9. Qu' il nous soit permis une remarque liminaire, avant d' entamer l' appréciation juridique du cas. Les faits sous-tendant la présente espèce remontent à une époque où il n' était obligatoire ni de transposer la directive 89/552/CEE (5), ni de modifier le droit néerlandais des médias afin d' autoriser la radiodiffusion commerciale. Le contexte juridique de l' affaire aurait été fondamentalement différent si les faits s' étaient produits ultérieurement. L' appréciation juridique de la présente espèce n' a donc qu' une valeur limitée à l' égard d' affaires ultérieures.

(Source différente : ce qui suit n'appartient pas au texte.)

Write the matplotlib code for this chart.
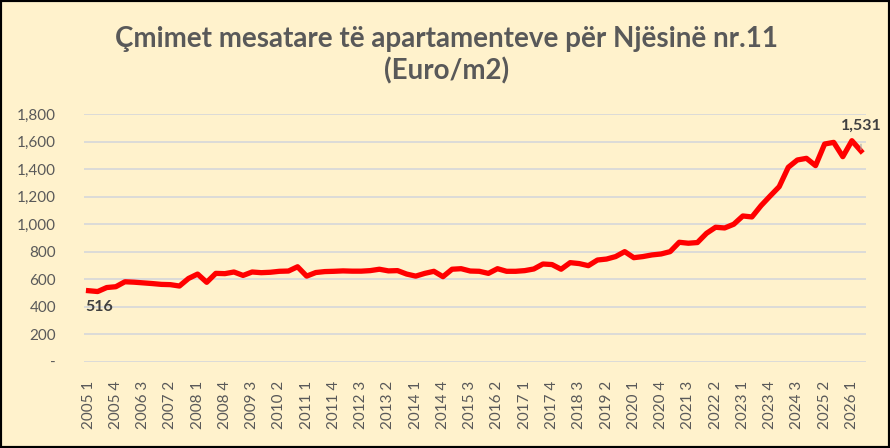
import matplotlib.pyplot as plt
import numpy as np
from matplotlib.patches import Rectangle

# quarterly average prices, 2005 Q1 .. 2026 Q2
years = [y for y in range(2005, 2027) for q in range(4)][:86]
quarters = [q for y in range(2005, 2027) for q in range(1, 5)][:86]
prices = [516, 510, 539, 545, 581, 578, 573, 568, 562, 560,
          550, 605, 637, 577, 642, 640, 652, 627, 652, 647,
          650, 657, 659, 690, 622, 648, 655, 657, 660, 658,
          658, 662, 672, 660, 662, 637, 622, 642, 657, 618,
          672, 676, 659, 657, 642, 676, 657, 657, 662, 674,
          710, 706, 672, 720, 713, 698, 739, 746, 764, 800,
          756, 764, 776, 783, 800, 868, 861, 866, 933, 977,
          972, 999, 1059, 1052, 1134, 1204, 1272, 1413, 1466, 1478,
          1425, 1582, 1594, 1490, 1606, 1531]
labels = [f"{y} {q}" for y, q in zip(years, quarters)]
y_ticks = [0, 200, 400, 600, 800, 1000, 1200, 1400, 1600, 1800]

title = "Çmimet mesatare të apartamenteve për Njësinë nr.11\n(Euro/m2)"

plt.rcParams['font.family'] = ['Lato', 'DejaVu Sans']
bg = '#FFF2CC'
grey = '#595959'

fig = plt.figure(figsize=(8.9, 4.48), dpi=100, facecolor=bg)
ax = fig.add_axes([0.0944, 0.1926, 0.8781, 0.5529], facecolor=bg)

x = np.arange(len(prices))
ax.plot(x, prices, color='#FF0000', lw=3.8, solid_joinstyle='round', zorder=3)

ax.set_xlim(-0.5, len(prices) - 0.5)
ax.set_ylim(0, 1800)
ax.set_yticks(y_ticks)
ax.set_yticklabels(['-' if v == 0 else f"{v:,}" for v in y_ticks])
ax.set_xticks(x[::3])
ax.set_xticklabels(labels[::3], rotation=90)
ax.tick_params(axis='both', length=0, colors=grey)
ax.tick_params(axis='y', pad=20, labelsize=11)
ax.tick_params(axis='x', pad=14, labelsize=11)
ax.grid(axis='y', color='#D9D9D9', lw=1.3)
ax.set_axisbelow(True)
for s in ax.spines.values():
    s.set_visible(False)

# data labels for first and last values
ax.annotate(f"{prices[0]:,}", (x[0], prices[0]), xytext=(8, -12),
            textcoords='offset points', ha='center', va='center',
            fontsize=11.5, fontweight='bold', color='#404040')
ax.annotate(f"{prices[-1]:,}", (x[-1], prices[-1]), xytext=(0, 18),
            textcoords='offset points', ha='center', va='center',
            fontsize=11.5, fontweight='bold', color='#404040',
            arrowprops=dict(arrowstyle='-', color='#A6A6A6', lw=0.8,
                            shrinkA=6, shrinkB=1))

fig.text(0.502, 0.877, title, ha='center', va='center', fontsize=20,
         fontweight='bold', color=grey, linespacing=1.25)

fig.patches.append(Rectangle((0, 0), 1, 1, transform=fig.transFigure,
                             fill=False, edgecolor='black', lw=3))

fig.savefig('out.png', dpi=100, facecolor=bg)
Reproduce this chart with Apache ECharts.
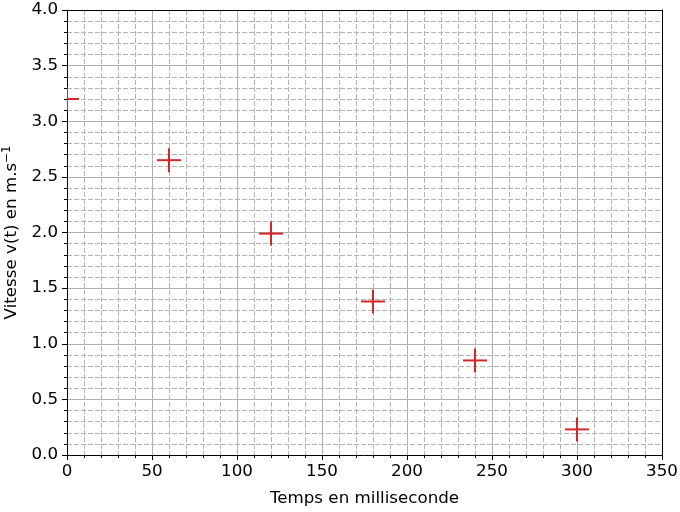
<!DOCTYPE html>
<html>
<head>
<meta charset="utf-8">
<script src="https://cdn.jsdelivr.net/npm/echarts@6/dist/echarts.min.js"></script>
<style>html,body{margin:0;padding:0;background:#fff;}#c{width:680px;height:512px;}</style>
</head>
<body>
<div id="c"></div>
<script>
var times = [0, 60, 120, 180, 240, 300];
var speeds = [3.2, 2.65, 1.99, 1.38, 0.85, 0.23];
var xLabel = 'Temps en milliseconde';
var yLabel = '{b|Vitesse v(t) en m.s}{sup|\u22121}';

var chart = echarts.init(document.getElementById('c'), null, {renderer: 'canvas'});
var font = 'DejaVu Sans';
var fs = 16.7;
var pts = times.map(function (t, i) { return [t, speeds[i]]; });

function frameAxis(pos) {
  return {
    type: 'value', position: pos, min: 0, max: pos === 'top' ? 350 : 4,
    axisLine: {show: true, onZero: false, lineStyle: {color: '#000', width: 1}},
    axisTick: {show: false}, axisLabel: {show: false},
    splitLine: {show: false}, minorSplitLine: {show: false}
  };
}

chart.setOption({
  animation: false,
  backgroundColor: '#ffffff',
  grid: {left: 67, right: 18, top: 10, bottom: 57, show: false, containLabel: false, outerBoundsMode: 'none'},
  xAxis: [{
    type: 'value', min: 0, max: 350, interval: 50, position: 'bottom',
    name: xLabel, nameLocation: 'middle', nameGap: 35,
    nameTextStyle: {fontFamily: font, fontSize: fs, color: '#000'},
    axisLine: {show: true, onZero: false, lineStyle: {color: '#000', width: 1}},
    axisTick: {show: true, inside: false, length: 5, lineStyle: {color: '#000'}},
    minorTick: {show: true, splitNumber: 5, length: 3, lineStyle: {color: '#000'}},
    axisLabel: {fontFamily: font, fontSize: fs, color: '#000', margin: 8},
    splitLine: {show: true, showMinLine: false, showMaxLine: false, lineStyle: {color: '#b0b0b0', width: 1}},
    minorSplitLine: {show: true, lineStyle: {color: '#b4b4b4', width: 1, type: [5, 2]}}
  }, frameAxis('top')],
  yAxis: [{
    type: 'value', min: 0, max: 4, interval: 0.5, position: 'left',
    name: yLabel, nameLocation: 'middle', nameGap: 44,
    nameTextStyle: {fontFamily: font, fontSize: fs, color: '#000',
      rich: {
        b: {fontFamily: font, fontSize: fs, color: '#000', verticalAlign: 'bottom'},
        sup: {fontFamily: font, fontSize: 11.7, color: '#000', verticalAlign: 'bottom', padding: [0, 0, 8, 0]}
      }},
    axisLine: {show: true, onZero: false, lineStyle: {color: '#000', width: 1}},
    axisTick: {show: true, inside: false, length: 5, lineStyle: {color: '#000'}},
    minorTick: {show: true, splitNumber: 5, length: 3, lineStyle: {color: '#000'}},
    axisLabel: {fontFamily: font, fontSize: fs, color: '#000', margin: 9,
      formatter: function (v) { return v.toFixed(1); }},
    splitLine: {show: true, showMinLine: false, showMaxLine: false, lineStyle: {color: '#b0b0b0', width: 1}},
    minorSplitLine: {show: true, lineStyle: {color: '#b4b4b4', width: 1, type: [5, 2]}}
  }, frameAxis('right')],
  series: [{
    type: 'custom',
    clip: true,
    xAxisIndex: 0, yAxisIndex: 0,
    data: pts,
    renderItem: function (params, api) {
      var p = api.coord([api.value(0), api.value(1)]);
      var h = 12;
      var st = {stroke: '#d62728', lineWidth: 2};
      return {
        type: 'group',
        children: [
          {type: 'line', shape: {x1: p[0] - h, y1: p[1], x2: p[0] + h, y2: p[1]}, style: st},
          {type: 'line', shape: {x1: p[0], y1: p[1] - h, x2: p[0], y2: p[1] + h}, style: st}
        ]
      };
    }
  }]
});
</script>
</body>
</html>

10. Nous souhaiterions attirer l' attention d' emblée sur une autre considération. La juridiction de renvoi ne pose pas, sur l' application à la présente espèce de l' interdiction de la discrimination en droit communautaire, la question qui aurait pu être soulevée compte tenu de l' autorisation donnée à RTL 4 d' émettre par le biais du réseau câblé néerlandais. La juridiction de renvoi semble y avoir répondu d' elle-même. Seule la Cour, dans le cadre de l' application de l' article 14 de la convention européenne des droits de l' homme, est chargée de vérifier le respect de l' interdiction de discrimination. Dans ce domaine, les compétences de contrôle de la Cour sont sensiblement plus limitées que lorsqu' il s' agit de l' interdiction de la discrimination en droit communautaire.

I ° Sur la première question

Prestation de services au sens du droit communautaire

11. La première question vise à savoir si une activité d' émission purement transfrontière peut être qualifiée de prestation de services au sens du droit communautaire, quand bien même l' organisme de radiodiffusion s' est établi à l' étranger afin de se soustraire à la législation applicable dans l' État de réception aux organismes nationaux de radiodiffusion.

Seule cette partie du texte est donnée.